== Data provided ==
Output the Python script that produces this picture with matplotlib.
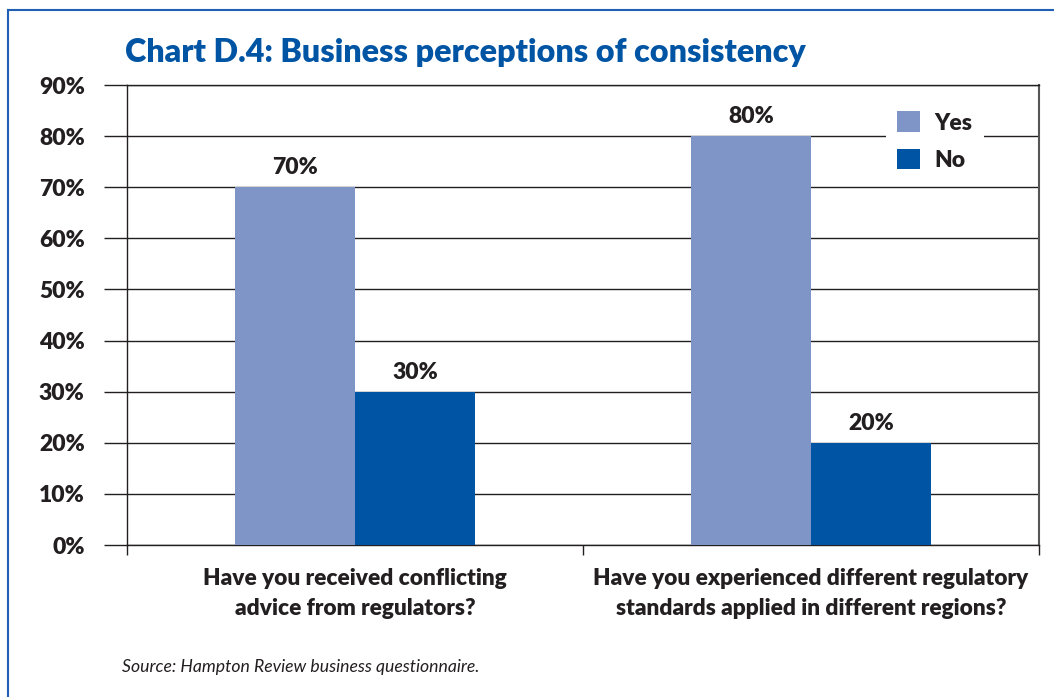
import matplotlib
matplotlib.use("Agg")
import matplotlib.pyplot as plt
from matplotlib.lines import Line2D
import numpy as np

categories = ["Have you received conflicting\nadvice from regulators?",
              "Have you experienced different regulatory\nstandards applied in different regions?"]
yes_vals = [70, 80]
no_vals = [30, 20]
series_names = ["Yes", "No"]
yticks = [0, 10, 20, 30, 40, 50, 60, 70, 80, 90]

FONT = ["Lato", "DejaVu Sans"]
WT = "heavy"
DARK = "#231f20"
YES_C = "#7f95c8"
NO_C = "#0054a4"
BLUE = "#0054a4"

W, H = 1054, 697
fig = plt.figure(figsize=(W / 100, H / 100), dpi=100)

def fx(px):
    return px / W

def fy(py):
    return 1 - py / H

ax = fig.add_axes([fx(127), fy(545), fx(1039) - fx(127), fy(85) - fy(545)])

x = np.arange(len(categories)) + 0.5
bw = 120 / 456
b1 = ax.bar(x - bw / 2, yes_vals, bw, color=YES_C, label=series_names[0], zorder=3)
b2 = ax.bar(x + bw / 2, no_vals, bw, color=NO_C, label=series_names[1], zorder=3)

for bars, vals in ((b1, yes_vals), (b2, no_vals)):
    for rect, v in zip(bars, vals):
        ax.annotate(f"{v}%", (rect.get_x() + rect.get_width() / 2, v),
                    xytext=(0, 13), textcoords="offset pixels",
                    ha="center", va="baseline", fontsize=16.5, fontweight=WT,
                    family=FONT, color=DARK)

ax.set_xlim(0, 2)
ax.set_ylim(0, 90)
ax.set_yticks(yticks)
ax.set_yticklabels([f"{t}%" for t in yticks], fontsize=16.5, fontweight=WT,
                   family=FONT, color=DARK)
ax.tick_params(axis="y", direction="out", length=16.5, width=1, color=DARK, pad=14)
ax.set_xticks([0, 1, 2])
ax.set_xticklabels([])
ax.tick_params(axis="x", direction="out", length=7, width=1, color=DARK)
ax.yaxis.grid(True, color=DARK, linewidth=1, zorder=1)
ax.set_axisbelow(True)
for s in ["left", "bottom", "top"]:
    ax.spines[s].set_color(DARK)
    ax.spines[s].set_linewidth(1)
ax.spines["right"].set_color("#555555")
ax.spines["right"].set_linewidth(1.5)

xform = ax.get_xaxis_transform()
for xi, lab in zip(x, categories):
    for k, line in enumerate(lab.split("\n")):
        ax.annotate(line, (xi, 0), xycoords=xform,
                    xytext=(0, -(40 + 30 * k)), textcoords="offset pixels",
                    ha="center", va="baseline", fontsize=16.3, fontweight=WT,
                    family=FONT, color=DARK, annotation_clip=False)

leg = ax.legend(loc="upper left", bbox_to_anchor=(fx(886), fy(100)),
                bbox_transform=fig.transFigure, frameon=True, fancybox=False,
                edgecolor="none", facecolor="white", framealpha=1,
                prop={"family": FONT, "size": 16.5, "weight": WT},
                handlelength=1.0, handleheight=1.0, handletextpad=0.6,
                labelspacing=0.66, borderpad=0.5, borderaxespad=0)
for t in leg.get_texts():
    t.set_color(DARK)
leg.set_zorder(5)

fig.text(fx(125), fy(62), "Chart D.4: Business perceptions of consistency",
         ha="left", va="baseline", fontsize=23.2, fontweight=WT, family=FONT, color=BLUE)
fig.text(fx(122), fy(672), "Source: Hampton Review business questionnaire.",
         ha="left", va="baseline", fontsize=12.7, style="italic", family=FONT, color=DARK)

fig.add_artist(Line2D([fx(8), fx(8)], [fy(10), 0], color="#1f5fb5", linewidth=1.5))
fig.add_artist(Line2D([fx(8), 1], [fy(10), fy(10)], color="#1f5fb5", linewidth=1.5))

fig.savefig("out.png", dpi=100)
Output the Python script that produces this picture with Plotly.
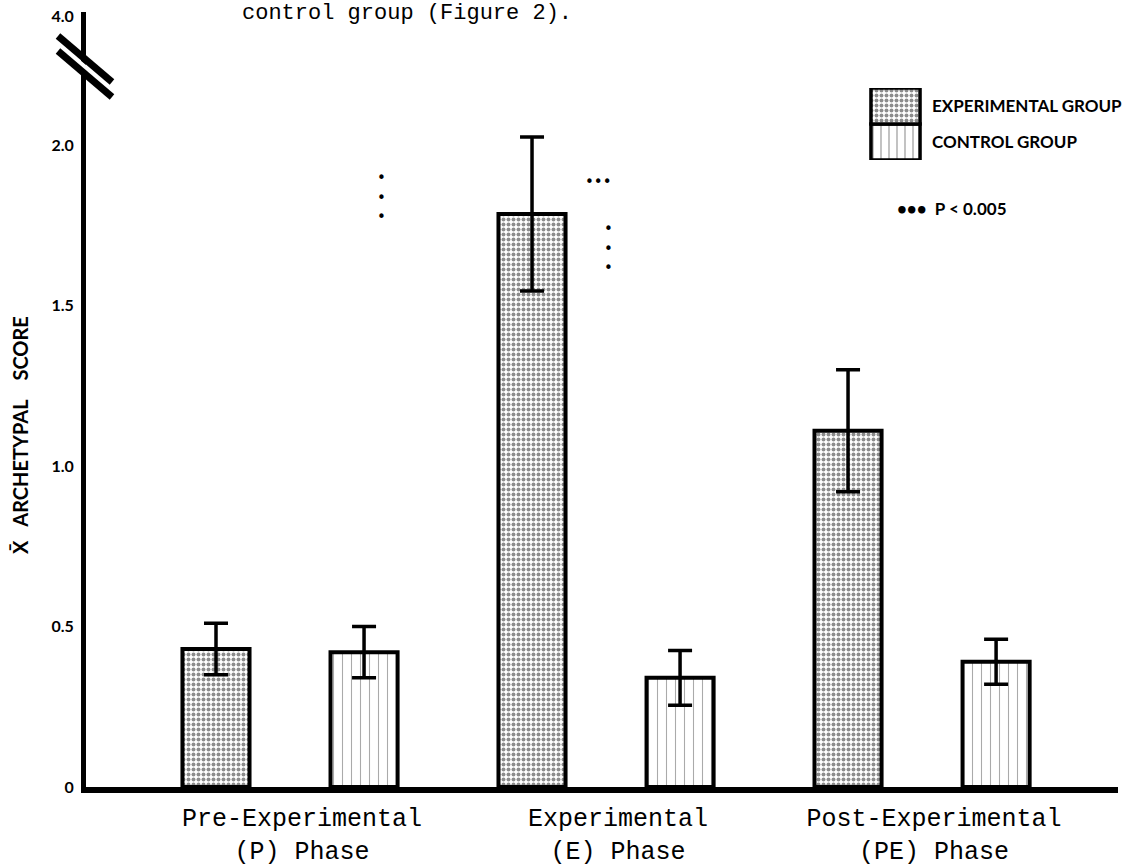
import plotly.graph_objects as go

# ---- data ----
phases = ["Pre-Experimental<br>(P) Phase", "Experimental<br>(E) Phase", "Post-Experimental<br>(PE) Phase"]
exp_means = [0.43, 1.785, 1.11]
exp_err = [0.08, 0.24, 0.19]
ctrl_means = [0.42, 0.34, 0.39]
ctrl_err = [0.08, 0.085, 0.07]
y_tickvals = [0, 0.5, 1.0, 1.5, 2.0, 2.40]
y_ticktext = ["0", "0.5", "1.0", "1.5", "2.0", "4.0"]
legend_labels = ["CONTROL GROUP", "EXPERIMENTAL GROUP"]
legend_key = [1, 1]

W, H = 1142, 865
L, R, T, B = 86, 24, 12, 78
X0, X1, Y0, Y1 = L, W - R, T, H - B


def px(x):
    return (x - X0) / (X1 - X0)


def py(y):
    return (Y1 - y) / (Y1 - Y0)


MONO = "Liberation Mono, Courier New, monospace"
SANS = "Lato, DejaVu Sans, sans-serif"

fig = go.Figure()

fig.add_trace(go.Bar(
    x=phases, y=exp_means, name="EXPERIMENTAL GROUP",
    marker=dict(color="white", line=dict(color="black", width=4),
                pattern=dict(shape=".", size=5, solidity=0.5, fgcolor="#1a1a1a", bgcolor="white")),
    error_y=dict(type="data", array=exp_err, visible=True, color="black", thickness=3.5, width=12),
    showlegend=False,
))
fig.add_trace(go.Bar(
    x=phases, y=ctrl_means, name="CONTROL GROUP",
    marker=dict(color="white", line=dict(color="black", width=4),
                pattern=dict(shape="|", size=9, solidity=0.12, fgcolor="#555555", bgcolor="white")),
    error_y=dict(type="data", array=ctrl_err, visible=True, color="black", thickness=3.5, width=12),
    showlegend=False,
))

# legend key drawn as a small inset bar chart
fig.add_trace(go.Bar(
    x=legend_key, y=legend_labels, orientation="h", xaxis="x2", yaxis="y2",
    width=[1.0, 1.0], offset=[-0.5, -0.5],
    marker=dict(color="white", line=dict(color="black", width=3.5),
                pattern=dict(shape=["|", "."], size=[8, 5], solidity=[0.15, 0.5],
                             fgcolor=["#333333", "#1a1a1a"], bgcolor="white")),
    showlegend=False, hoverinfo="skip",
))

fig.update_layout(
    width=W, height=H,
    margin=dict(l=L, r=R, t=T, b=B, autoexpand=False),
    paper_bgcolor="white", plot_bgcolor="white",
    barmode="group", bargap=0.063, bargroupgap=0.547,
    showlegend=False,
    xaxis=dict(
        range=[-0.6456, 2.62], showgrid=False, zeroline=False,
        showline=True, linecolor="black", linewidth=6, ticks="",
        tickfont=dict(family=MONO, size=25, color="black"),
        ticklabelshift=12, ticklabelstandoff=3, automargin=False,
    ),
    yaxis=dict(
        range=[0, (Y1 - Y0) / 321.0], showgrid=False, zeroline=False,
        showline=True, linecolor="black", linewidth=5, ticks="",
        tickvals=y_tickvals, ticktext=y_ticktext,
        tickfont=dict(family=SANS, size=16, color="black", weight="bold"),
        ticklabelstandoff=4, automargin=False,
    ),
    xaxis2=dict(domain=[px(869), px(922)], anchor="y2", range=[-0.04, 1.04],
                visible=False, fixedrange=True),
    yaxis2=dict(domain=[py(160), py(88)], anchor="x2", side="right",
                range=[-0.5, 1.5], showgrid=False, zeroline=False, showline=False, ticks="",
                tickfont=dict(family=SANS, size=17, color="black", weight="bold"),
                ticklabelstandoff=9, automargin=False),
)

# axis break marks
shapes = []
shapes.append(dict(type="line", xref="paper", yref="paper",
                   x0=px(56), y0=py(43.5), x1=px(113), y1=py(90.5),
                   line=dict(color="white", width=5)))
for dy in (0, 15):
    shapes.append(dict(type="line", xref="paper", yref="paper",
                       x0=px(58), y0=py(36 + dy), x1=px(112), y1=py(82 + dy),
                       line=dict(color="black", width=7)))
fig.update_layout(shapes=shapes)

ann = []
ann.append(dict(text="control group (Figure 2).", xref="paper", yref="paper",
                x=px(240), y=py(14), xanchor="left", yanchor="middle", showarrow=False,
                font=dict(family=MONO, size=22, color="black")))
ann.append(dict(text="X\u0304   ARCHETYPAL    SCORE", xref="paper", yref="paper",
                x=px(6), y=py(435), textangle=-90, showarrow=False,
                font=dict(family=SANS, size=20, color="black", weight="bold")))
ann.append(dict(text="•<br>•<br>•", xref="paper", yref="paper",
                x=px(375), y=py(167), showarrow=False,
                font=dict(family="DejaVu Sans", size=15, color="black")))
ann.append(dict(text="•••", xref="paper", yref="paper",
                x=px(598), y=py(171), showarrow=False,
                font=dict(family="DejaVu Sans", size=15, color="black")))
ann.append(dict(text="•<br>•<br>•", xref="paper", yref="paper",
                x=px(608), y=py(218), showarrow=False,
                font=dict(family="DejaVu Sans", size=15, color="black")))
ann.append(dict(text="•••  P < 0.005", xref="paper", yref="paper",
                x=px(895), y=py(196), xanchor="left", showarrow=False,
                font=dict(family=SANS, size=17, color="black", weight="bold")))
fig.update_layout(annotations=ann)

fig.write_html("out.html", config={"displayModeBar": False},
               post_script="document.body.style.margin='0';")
===
The lines you need run from the one containing "Output the Python script that produces this picture with Plotly." down to the one containing "fig = go.Figure()"; print them exactly, both ends included, and leave out pictures.

▸ Full output:
Output the Python script that produces this picture with Plotly.
import plotly.graph_objects as go

# ---- data ----
phases = ["Pre-Experimental<br>(P) Phase", "Experimental<br>(E) Phase", "Post-Experimental<br>(PE) Phase"]
exp_means = [0.43, 1.785, 1.11]
exp_err = [0.08, 0.24, 0.19]
ctrl_means = [0.42, 0.34, 0.39]
ctrl_err = [0.08, 0.085, 0.07]
y_tickvals = [0, 0.5, 1.0, 1.5, 2.0, 2.40]
y_ticktext = ["0", "0.5", "1.0", "1.5", "2.0", "4.0"]
legend_labels = ["CONTROL GROUP", "EXPERIMENTAL GROUP"]
legend_key = [1, 1]

W, H = 1142, 865
L, R, T, B = 86, 24, 12, 78
X0, X1, Y0, Y1 = L, W - R, T, H - B


def px(x):
    return (x - X0) / (X1 - X0)


def py(y):
    return (Y1 - y) / (Y1 - Y0)


MONO = "Liberation Mono, Courier New, monospace"
SANS = "Lato, DejaVu Sans, sans-serif"

fig = go.Figure()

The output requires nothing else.